* Data
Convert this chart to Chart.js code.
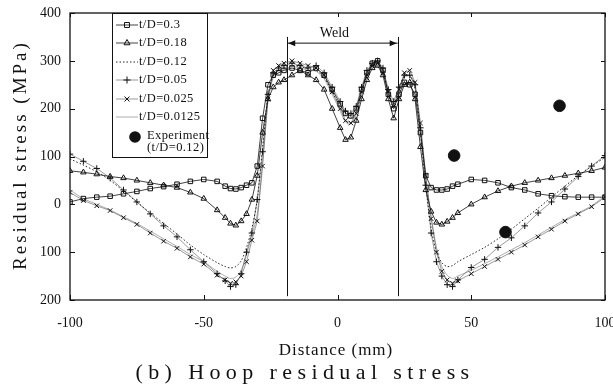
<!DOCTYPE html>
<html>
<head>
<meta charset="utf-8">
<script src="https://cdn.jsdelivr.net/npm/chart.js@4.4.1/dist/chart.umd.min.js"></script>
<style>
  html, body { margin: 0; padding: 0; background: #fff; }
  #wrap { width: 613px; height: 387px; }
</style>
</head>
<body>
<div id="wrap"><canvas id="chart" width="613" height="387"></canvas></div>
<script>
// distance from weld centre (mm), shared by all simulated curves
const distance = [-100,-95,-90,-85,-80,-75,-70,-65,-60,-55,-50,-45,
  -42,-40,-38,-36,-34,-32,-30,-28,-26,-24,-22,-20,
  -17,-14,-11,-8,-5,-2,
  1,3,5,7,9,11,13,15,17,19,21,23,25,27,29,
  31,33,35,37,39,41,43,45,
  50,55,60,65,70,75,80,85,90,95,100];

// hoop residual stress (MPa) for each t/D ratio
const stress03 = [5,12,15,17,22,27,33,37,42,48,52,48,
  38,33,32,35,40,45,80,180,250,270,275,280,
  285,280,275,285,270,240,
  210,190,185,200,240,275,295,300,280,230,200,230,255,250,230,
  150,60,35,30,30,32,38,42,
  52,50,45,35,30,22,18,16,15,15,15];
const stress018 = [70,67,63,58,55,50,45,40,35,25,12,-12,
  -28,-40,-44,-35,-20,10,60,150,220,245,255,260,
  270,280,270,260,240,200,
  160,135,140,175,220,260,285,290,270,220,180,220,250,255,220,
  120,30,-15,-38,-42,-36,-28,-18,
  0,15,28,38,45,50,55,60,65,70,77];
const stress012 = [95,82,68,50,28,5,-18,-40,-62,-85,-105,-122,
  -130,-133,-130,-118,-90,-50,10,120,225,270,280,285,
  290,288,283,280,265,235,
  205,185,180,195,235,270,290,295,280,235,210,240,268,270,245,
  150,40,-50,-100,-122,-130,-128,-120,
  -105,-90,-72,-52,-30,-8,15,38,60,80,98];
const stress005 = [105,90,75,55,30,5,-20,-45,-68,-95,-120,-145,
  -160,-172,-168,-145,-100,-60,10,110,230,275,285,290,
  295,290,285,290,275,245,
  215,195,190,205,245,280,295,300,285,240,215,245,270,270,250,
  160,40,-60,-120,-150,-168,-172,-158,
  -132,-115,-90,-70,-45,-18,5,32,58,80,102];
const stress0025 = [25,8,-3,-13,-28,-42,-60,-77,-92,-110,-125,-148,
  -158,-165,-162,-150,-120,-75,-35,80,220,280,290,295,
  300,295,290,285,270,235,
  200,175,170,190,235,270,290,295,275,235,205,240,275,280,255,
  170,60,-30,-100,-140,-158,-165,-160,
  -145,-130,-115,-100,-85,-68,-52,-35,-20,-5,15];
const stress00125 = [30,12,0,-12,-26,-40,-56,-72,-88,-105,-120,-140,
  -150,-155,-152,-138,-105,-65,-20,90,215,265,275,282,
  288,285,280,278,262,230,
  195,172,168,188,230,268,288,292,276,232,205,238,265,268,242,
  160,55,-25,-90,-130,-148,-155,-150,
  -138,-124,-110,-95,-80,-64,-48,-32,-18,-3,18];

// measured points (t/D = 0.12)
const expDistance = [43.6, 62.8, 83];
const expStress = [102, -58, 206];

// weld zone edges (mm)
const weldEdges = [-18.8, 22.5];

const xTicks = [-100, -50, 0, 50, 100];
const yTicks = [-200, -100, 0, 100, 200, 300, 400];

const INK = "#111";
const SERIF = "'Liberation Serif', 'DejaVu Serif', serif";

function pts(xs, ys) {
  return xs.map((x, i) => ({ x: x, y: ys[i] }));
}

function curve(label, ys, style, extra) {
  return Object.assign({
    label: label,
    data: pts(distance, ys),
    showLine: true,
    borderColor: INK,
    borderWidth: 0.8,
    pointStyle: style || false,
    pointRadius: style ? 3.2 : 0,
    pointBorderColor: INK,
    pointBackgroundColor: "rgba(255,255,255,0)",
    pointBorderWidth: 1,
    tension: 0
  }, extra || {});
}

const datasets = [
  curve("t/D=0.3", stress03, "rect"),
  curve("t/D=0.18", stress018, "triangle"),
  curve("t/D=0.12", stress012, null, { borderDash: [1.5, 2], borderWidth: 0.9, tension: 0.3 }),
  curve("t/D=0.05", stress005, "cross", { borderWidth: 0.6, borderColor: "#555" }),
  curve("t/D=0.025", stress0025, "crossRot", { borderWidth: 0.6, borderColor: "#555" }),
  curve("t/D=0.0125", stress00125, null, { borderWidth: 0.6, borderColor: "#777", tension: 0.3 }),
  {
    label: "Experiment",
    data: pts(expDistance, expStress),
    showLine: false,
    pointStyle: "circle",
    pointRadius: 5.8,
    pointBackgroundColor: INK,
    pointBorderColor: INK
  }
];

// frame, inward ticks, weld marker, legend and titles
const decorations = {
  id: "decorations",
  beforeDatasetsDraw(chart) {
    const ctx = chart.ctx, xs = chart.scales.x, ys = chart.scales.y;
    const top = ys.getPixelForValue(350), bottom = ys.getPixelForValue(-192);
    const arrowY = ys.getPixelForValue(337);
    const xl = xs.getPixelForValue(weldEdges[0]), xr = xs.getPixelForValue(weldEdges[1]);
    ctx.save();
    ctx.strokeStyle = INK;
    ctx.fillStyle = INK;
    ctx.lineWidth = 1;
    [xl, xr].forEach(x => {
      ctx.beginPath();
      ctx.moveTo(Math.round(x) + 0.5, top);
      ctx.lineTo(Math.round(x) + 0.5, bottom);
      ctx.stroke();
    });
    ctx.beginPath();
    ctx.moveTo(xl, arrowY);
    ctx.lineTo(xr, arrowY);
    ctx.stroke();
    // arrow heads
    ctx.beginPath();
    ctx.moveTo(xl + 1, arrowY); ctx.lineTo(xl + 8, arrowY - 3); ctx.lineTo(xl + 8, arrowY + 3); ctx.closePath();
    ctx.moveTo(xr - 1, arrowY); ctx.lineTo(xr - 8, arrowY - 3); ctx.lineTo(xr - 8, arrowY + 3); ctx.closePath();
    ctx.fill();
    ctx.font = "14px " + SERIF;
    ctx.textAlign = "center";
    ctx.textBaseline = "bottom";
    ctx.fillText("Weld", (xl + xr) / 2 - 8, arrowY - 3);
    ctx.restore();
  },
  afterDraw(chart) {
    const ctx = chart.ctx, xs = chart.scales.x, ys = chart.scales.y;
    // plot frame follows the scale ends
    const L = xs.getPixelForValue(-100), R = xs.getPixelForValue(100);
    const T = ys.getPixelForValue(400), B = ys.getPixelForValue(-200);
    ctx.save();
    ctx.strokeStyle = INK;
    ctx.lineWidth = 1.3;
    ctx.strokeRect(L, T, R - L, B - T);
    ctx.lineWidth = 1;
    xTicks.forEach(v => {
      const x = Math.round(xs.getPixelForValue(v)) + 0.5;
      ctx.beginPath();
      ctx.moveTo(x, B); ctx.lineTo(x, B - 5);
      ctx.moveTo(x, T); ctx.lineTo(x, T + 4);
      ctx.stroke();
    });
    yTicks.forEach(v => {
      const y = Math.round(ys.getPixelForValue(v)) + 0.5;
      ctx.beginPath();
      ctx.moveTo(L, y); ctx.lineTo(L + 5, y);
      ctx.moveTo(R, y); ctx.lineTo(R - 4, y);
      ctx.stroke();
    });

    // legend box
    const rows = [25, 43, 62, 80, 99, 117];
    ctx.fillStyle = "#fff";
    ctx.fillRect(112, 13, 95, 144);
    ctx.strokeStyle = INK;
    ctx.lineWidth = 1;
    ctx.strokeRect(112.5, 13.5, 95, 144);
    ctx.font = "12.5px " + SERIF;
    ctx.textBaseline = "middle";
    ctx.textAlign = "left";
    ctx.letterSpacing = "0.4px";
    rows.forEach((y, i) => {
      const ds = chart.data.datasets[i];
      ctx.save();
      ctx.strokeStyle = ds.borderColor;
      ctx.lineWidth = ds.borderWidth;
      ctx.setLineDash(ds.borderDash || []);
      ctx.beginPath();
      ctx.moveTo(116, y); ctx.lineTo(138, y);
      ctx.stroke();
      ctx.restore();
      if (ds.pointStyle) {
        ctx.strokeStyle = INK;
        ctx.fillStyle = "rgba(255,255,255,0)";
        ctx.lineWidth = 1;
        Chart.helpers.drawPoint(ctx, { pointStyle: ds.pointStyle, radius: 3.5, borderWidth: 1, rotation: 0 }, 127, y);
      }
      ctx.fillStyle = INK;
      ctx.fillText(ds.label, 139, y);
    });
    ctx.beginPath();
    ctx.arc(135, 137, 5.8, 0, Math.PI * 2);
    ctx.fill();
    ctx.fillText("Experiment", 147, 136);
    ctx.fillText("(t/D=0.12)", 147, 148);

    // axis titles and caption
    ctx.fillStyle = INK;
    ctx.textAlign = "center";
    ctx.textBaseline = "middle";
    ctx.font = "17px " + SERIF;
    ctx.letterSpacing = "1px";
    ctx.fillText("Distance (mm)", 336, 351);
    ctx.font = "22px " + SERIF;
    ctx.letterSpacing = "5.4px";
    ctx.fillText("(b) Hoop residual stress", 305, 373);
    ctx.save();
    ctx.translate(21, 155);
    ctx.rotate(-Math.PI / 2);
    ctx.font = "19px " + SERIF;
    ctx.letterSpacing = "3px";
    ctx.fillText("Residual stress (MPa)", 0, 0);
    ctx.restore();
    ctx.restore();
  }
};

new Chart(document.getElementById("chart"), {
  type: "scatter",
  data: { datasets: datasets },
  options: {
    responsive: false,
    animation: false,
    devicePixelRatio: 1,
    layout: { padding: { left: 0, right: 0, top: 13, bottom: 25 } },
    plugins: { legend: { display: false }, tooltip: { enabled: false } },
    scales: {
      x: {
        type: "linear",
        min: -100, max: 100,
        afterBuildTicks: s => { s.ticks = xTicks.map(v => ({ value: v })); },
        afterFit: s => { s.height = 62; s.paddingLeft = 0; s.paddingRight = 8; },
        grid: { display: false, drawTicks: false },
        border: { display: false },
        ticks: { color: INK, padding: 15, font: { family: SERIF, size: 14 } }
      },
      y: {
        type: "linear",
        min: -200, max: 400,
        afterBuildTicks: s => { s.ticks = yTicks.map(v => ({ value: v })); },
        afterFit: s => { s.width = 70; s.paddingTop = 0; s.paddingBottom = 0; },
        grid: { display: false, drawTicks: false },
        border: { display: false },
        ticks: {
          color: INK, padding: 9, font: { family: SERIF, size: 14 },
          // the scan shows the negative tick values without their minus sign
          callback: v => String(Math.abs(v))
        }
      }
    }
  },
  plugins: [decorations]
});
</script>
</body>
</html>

* Task objective
Up to and including the line containing "50,55,60,65,70,75,80,85,90,95,100];", repeat every line from the start of the data, but none of the pictures.

* Written solution
Convert this chart to Chart.js code.
<!DOCTYPE html>
<html>
<head>
<meta charset="utf-8">
<script src="https://cdn.jsdelivr.net/npm/chart.js@4.4.1/dist/chart.umd.min.js"></script>
<style>
  html, body { margin: 0; padding: 0; background: #fff; }
  #wrap { width: 613px; height: 387px; }
</style>
</head>
<body>
<div id="wrap"><canvas id="chart" width="613" height="387"></canvas></div>
<script>
// distance from weld centre (mm), shared by all simulated curves
const distance = [-100,-95,-90,-85,-80,-75,-70,-65,-60,-55,-50,-45,
  -42,-40,-38,-36,-34,-32,-30,-28,-26,-24,-22,-20,
  -17,-14,-11,-8,-5,-2,
  1,3,5,7,9,11,13,15,17,19,21,23,25,27,29,
  31,33,35,37,39,41,43,45,
  50,55,60,65,70,75,80,85,90,95,100];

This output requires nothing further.